╭─ Collected data
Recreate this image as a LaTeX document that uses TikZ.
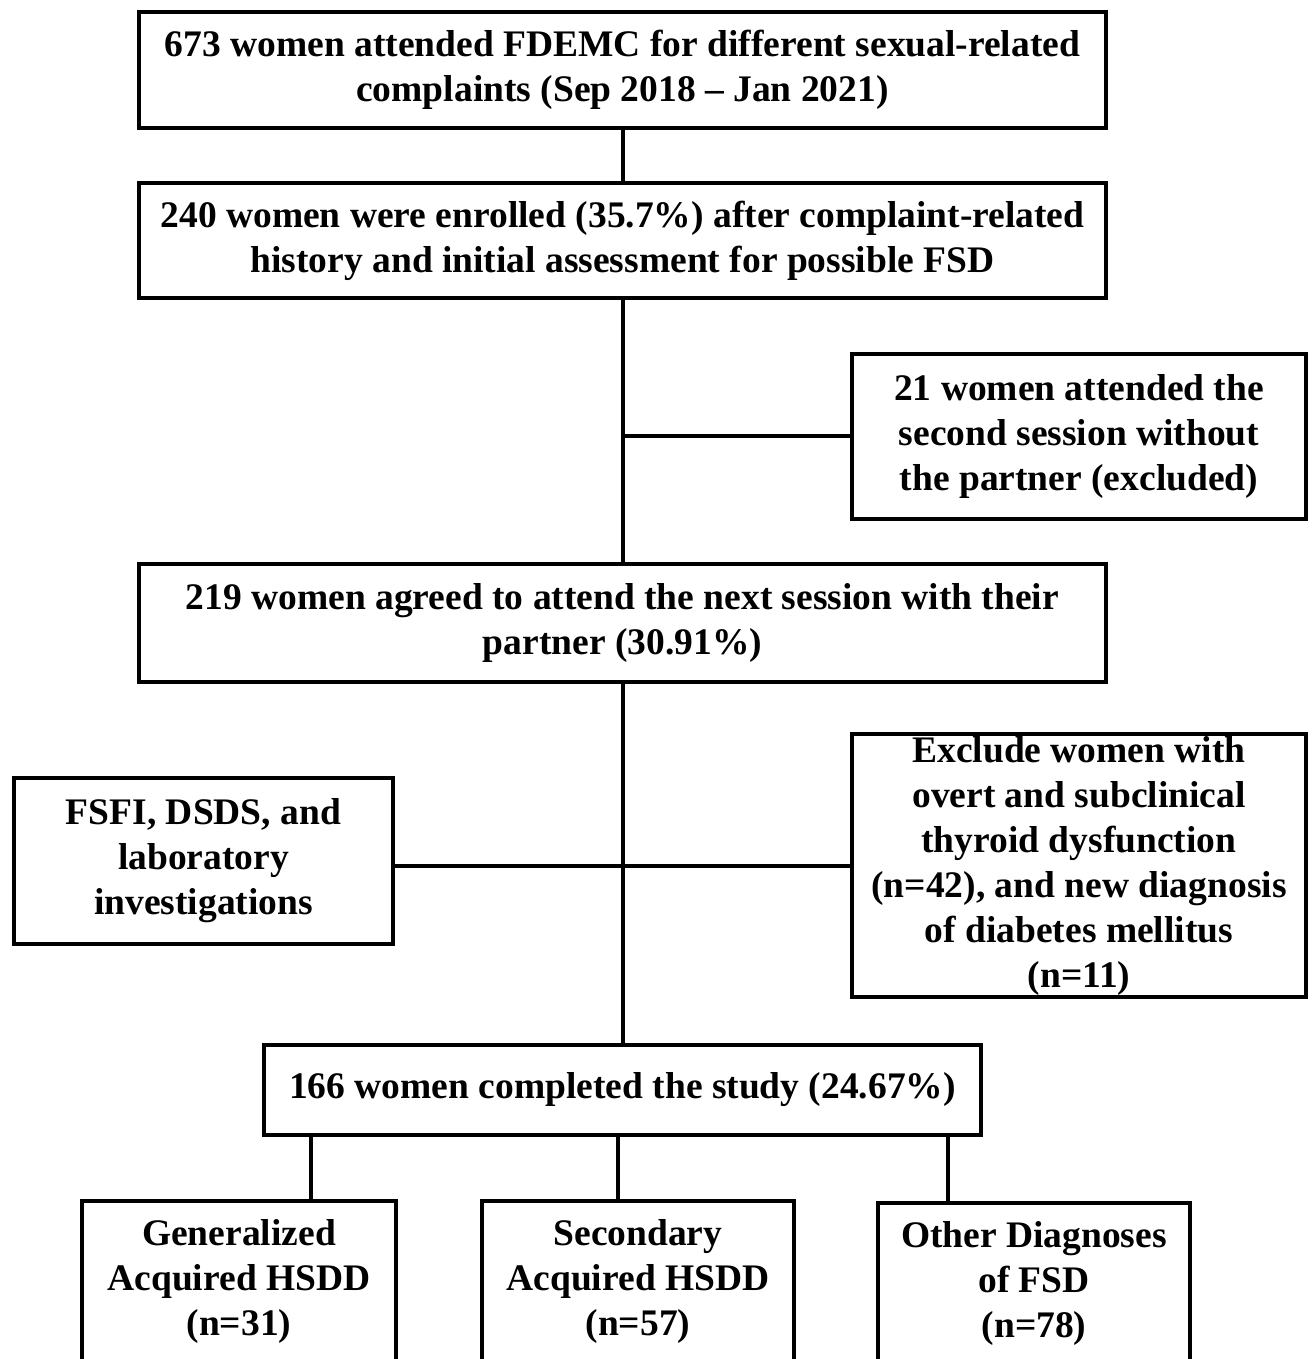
\documentclass[tikz,border=0pt]{standalone}
\usepackage{fontspec}
\setmainfont{Liberation Serif}
\begin{document}
\begin{tikzpicture}[x=1pt,y=-1pt,
  box/.style={draw, line width=4pt, align=center, inner sep=0pt,
    font=\fontsize{37.5}{45}\selectfont\bfseries},
  link/.style={line width=4pt}]
\useasboundingbox (0,0) rectangle (1315,1359);
\clip (0,0) rectangle (1315,1359);
\node[box, minimum width=967pt, minimum height=116pt] (b1) at (622.5,70)
  {673 women attended FDEMC for different sexual-related\\complaints (Sep 2018 -- Jan 2021)};
\node[box, minimum width=967pt, minimum height=115pt] (b2) at (622.5,240.5)
  {240 women were enrolled (35.7\%) after complaint-related\\history and initial assessment for possible FSD};
\node[box, minimum width=454pt, minimum height=165pt] (b3) at (1079,436.5)
  {21 women attended the\\second session without\\the partner (excluded)};
\node[box, minimum width=967pt, minimum height=118pt] (b4) at (622.5,623)
  {219 women agreed to attend the next session with their\\partner (30.91\%)};
\node[box, minimum width=379pt, minimum height=166pt] (b5) at (203.5,861)
  {FSFI, DSDS, and\\laboratory\\investigations};
\node[box, minimum width=454pt, minimum height=263pt] (b6) at (1079,865.5)
  {Exclude women with\\overt and subclinical\\thyroid dysfunction\\(n=42), and new diagnosis\\of diabetes mellitus\\(n=11)};
\node[box, minimum width=717pt, minimum height=90pt] (b7) at (622.5,1090)
  {166 women completed the study (24.67\%)};
\node[box, minimum width=314pt, minimum height=160pt] (b8) at (239,1281)
  {Generalized\\Acquired HSDD\\(n=31)};
\node[box, minimum width=312pt, minimum height=160pt] (b9) at (638,1281)
  {Secondary\\Acquired HSDD\\(n=57)};
\node[box, minimum width=312pt, minimum height=160pt] (b10) at (1034,1283)
  {Other Diagnoses\\of FSD\\(n=78)};
\coordinate (j1) at (622.5,436);
\coordinate (j2) at (622.5,866);
\coordinate (t1) at (311,1137);
\coordinate (t2) at (618,1137);
\coordinate (t3) at (948,1137);
\draw[link] (b1.south) -- (b2.north);
\draw[link] (b2.south) -- (b4.north);
\draw[link] (j1) -- (j1 -| b3.west);
\draw[link] (b4.south) -- (b7.north);
\draw[link] (j2 -| b5.east) -- (j2 -| b6.west);
\draw[link] (t1 |- b7.south) -- (t1 |- b8.north);
\draw[link] (t2 |- b7.south) -- (t2 |- b9.north);
\draw[link] (t3 |- b7.south) -- (t3 |- b10.north);
\end{tikzpicture}
\end{document}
╰─
- _Exercise brief_
Copy each line above precisely, dropping the pictures.

- _Written solution_
Recreate this image as a LaTeX document that uses TikZ.
\documentclass[tikz,border=0pt]{standalone}
\usepackage{fontspec}
\setmainfont{Liberation Serif}
\begin{document}
\begin{tikzpicture}[x=1pt,y=-1pt,
  box/.style={draw, line width=4pt, align=center, inner sep=0pt,
    font=\fontsize{37.5}{45}\selectfont\bfseries},
  link/.style={line width=4pt}]
\useasboundingbox (0,0) rectangle (1315,1359);
\clip (0,0) rectangle (1315,1359);
\node[box, minimum width=967pt, minimum height=116pt] (b1) at (622.5,70)
  {673 women attended FDEMC for different sexual-related\\complaints (Sep 2018 -- Jan 2021)};
\node[box, minimum width=967pt, minimum height=115pt] (b2) at (622.5,240.5)
  {240 women were enrolled (35.7\%) after complaint-related\\history and initial assessment for possible FSD};
\node[box, minimum width=454pt, minimum height=165pt] (b3) at (1079,436.5)
  {21 women attended the\\second session without\\the partner (excluded)};
\node[box, minimum width=967pt, minimum height=118pt] (b4) at (622.5,623)
  {219 women agreed to attend the next session with their\\partner (30.91\%)};
\node[box, minimum width=379pt, minimum height=166pt] (b5) at (203.5,861)
  {FSFI, DSDS, and\\laboratory\\investigations};
\node[box, minimum width=454pt, minimum height=263pt] (b6) at (1079,865.5)
  {Exclude women with\\overt and subclinical\\thyroid dysfunction\\(n=42), and new diagnosis\\of diabetes mellitus\\(n=11)};
\node[box, minimum width=717pt, minimum height=90pt] (b7) at (622.5,1090)
  {166 women completed the study (24.67\%)};
\node[box, minimum width=314pt, minimum height=160pt] (b8) at (239,1281)
  {Generalized\\Acquired HSDD\\(n=31)};
\node[box, minimum width=312pt, minimum height=160pt] (b9) at (638,1281)
  {Secondary\\Acquired HSDD\\(n=57)};
\node[box, minimum width=312pt, minimum height=160pt] (b10) at (1034,1283)
  {Other Diagnoses\\of FSD\\(n=78)};
\coordinate (j1) at (622.5,436);
\coordinate (j2) at (622.5,866);
\coordinate (t1) at (311,1137);
\coordinate (t2) at (618,1137);
\coordinate (t3) at (948,1137);
\draw[link] (b1.south) -- (b2.north);
\draw[link] (b2.south) -- (b4.north);
\draw[link] (j1) -- (j1 -| b3.west);
\draw[link] (b4.south) -- (b7.north);
\draw[link] (j2 -| b5.east) -- (j2 -| b6.west);
\draw[link] (t1 |- b7.south) -- (t1 |- b8.north);
\draw[link] (t2 |- b7.south) -- (t2 |- b9.north);
\draw[link] (t3 |- b7.south) -- (t3 |- b10.north);
\end{tikzpicture}
\end{document}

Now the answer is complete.